A fantastic camp experience for kids with unique health conditions

Nesma Aly

Nesma Aly is a summer intern at the Division of Budget and Financial Management at the NIH, and she fondly looks back on her experiences at Camp Fantastic. Horseback riding and cooking classes were among some of her favorite activities; she most notably recalls a class in which campers learned how to groom and care for horses. Beyond the wide offering of activities, the camp atmosphere and people drew her back each year. Now she hopes to return in the future as a camp counselor.
Photo by Chloe Gansen.

Believe it or not, camp was a favorite part of summer for Nesma Aly from 2008 to 2016. When Nesma was nine months old she was diagnosed with osteopetrosis, a rare congenital disorder in which bones become prone to break easily due to an imbalance in bone formation and breakdown. As a result, Nesma has received multiple bone marrow transplants and faced additional complications, including graft versus host disease (GVHD) and optic nerve atrophy that resulted in blindness.

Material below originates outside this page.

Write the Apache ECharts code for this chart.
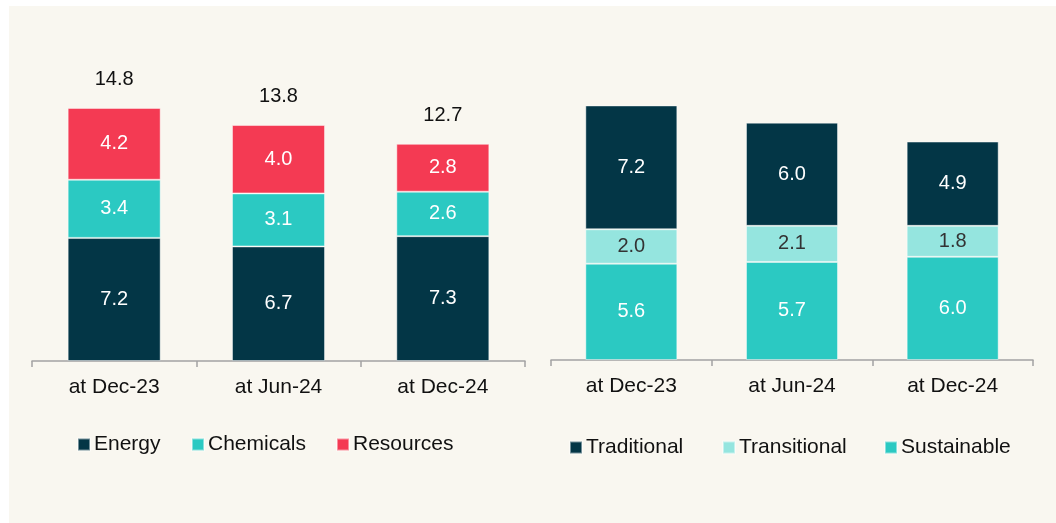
<!DOCTYPE html>
<html>
<head>
<meta charset="utf-8">
<script src="https://cdn.jsdelivr.net/npm/echarts@6/dist/echarts.min.js"></script>
<style>
  html, body { margin: 0; padding: 0; background: #ffffff; }
  #chart { width: 1056px; height: 523px; }
</style>
</head>
<body>
<div id="chart"></div>
<script>
// Periods shown on both panels
const periods = ['at Dec-23', 'at Jun-24', 'at Dec-24'];

// Left panel: split by sector
const energy = [7.2, 6.7, 7.3];
const chemicals = [3.4, 3.1, 2.6];
const resources = [4.2, 4.0, 2.8];
const sectorTotals = [14.8, 13.8, 12.7];

// Right panel: split by transition category
const sustainable = [5.6, 5.7, 6.0];
const transitional = [2.0, 2.1, 1.8];
const traditional = [7.2, 6.0, 4.9];

const NAVY = '#033646';
const TEAL = '#2BC9C2';
const RED = '#F43A53';
const LIGHT = '#95E5DF';
const FONT = 'Liberation Sans, Arial, sans-serif';

function segment(name, data, color, xi, barWidth, labelColor) {
  return {
    name: name, type: 'bar', stack: 's' + xi, xAxisIndex: xi, yAxisIndex: xi,
    data: data, barWidth: barWidth,
    itemStyle: { color: color, borderColor: 'rgba(255,255,255,0.45)', borderWidth: 1 },
    label: {
      show: true, position: 'inside', color: labelColor,
      fontFamily: FONT, fontSize: 20,
      formatter: p => p.value.toFixed(1)
    },
    emphasis: { disabled: true }
  };
}

function oneLegend(name, left, top) {
  return {
    data: [name], left: left, top: top, orient: 'horizontal',
    itemWidth: 12, itemHeight: 12, icon: 'rect', selectedMode: false,
    textStyle: { fontFamily: FONT, fontSize: 21, color: '#111111', lineHeight: 21, padding: [0, 0, 0, -1] },
    padding: 0
  };
}

const axisCommon = {
  type: 'category', data: periods,
  axisLine: { lineStyle: { color: '#A3A3A3', width: 1.5 } },
  axisTick: { show: true, length: 6, lineStyle: { color: '#A3A3A3', width: 1.5 } },
  axisLabel: { color: '#111111', fontFamily: FONT, fontSize: 21, margin: 16 }
};

const chart = echarts.init(document.getElementById('chart'), null, { renderer: 'canvas' });
chart.setOption({
  animation: false,
  backgroundColor: '#ffffff',
  graphic: [{
    type: 'rect', z: -10, silent: true,
    shape: { x: 9, y: 6, width: 1047, height: 517 },
    style: { fill: '#F9F7F0' }
  }],
  grid: [
    { left: 32, right: 531, top: 53.2, bottom: 162 },
    { left: 551, right: 23, top: 50.4, bottom: 163 }
  ],
  xAxis: [
    Object.assign({ gridIndex: 0 }, axisCommon),
    Object.assign({ gridIndex: 1 }, axisCommon)
  ],
  yAxis: [
    { type: 'value', gridIndex: 0, min: 0, max: 18, show: false, splitLine: { show: false } },
    { type: 'value', gridIndex: 1, min: 0, max: 18, show: false, splitLine: { show: false } }
  ],
  legend: [
    oneLegend('Energy', 77, 434),
    oneLegend('Chemicals', 191, 434),
    oneLegend('Resources', 336, 434),
    oneLegend('Traditional', 569, 437),
    oneLegend('Transitional', 722, 437),
    oneLegend('Sustainable', 884, 437)
  ],
  series: [
    segment('Energy', energy, NAVY, 0, 93, '#ffffff'),
    segment('Chemicals', chemicals, TEAL, 0, 93, '#ffffff'),
    segment('Resources', resources, RED, 0, 93, '#ffffff'),
    {
      // stack totals written above the left bars
      name: 'Total', type: 'scatter', xAxisIndex: 0, yAxisIndex: 0,
      data: sectorTotals, symbol: 'rect', symbolSize: 0.1,
      itemStyle: { color: 'rgba(0,0,0,0)', opacity: 1 },
      label: {
        show: true, position: 'top', distance: 18, opacity: 1,
        color: '#111111', fontFamily: FONT, fontSize: 20,
        formatter: p => p.value.toFixed(1)
      },
      emphasis: { disabled: true }
    },
    segment('Sustainable', sustainable, TEAL, 1, 92, '#ffffff'),
    segment('Transitional', transitional, LIGHT, 1, 92, '#333333'),
    segment('Traditional', traditional, NAVY, 1, 92, '#ffffff')
  ]
});
</script>
</body>
</html>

While staying at the Children’s Inn at the National Institutes of Health (NIH), Nesma received treatment from Maya Lodish, M.D., a Pediatric Endocrinologist at the Eunice Kennedy Shriver National Institute of Child Health and Human Development at NIH in Bethesda. Currently, Nesma’s GVHD is being monitored by Kirsten Williams, M.D., a Blood and Marrow Transplant Specialist at Children’s National Health System.

Camp Fantastic is distinctive in that it provides a normal camping experience for a unique group: children between the ages of 7 and 19 who are undergoing cancer treatment presently or in the last three years, or a bone marrow transplant in the last five years. The week-long camp, held in Front Royal, VA, provides approximately 100 campers the opportunity to participate in a range of traditional camp activities, including sports, swimming, crafts and adventures, alongside peers who have shared the cancer experience.

Nesma has now aged out of Camp Fantastic, but she fondly looks back on her experiences and hopes to return in the future as a camp counselor. Horseback riding and cooking classes were among some of her favorite activities; she most notably recalls a class in which campers learned how to groom and care for horses. Beyond the wide offering of activities, the camp atmosphere and people drew her back each year.

According to Nesma, “the one thing that sets Camp Fantastic apart from a lot of other camps is that you’re there with people who are like you or in the same situation as you’ve been in before. It’s really about connecting with the people at camp. Your counselor, your roommate, everyone.” Her best advice for new campers? “Get to know as many people as you possibly can. Make the most of it and get involved in as many activities as possible.”

Presently, Nesma is an intern at the Division of Budget and Financial Management at the NIH Bethesda campus. She became especially interested in working for NIH after learning about its employment opportunities for disabled individuals – an aspect of the job that makes her feel right at home on campus. Nesma considers the people she works with to be the best part of her job and aspires to have a career in clinical psychology. 

Camp Fantastic is run in cooperation with Special Love, Inc., and the National Cancer Institute (NCI). Special Love, Inc., is a non-profit organization providing unique experiences for children with cancer and their families. At NCI, the Pediatric Oncology Branch team within the Center for Cancer Research coordinates the camp according to a clinical protocol. For the last 23 years, Stephen Chanock, M.D., Director of NCI’s Division of Cancer Epidemiology and Genetics (DCEG) has served as the camp’s medical director by overseeing the camp’s medical team of clinicians and nurses. DCEG also provides volunteer medical and camp staff. The 2017 Camp Fantastic session runs August 13-19.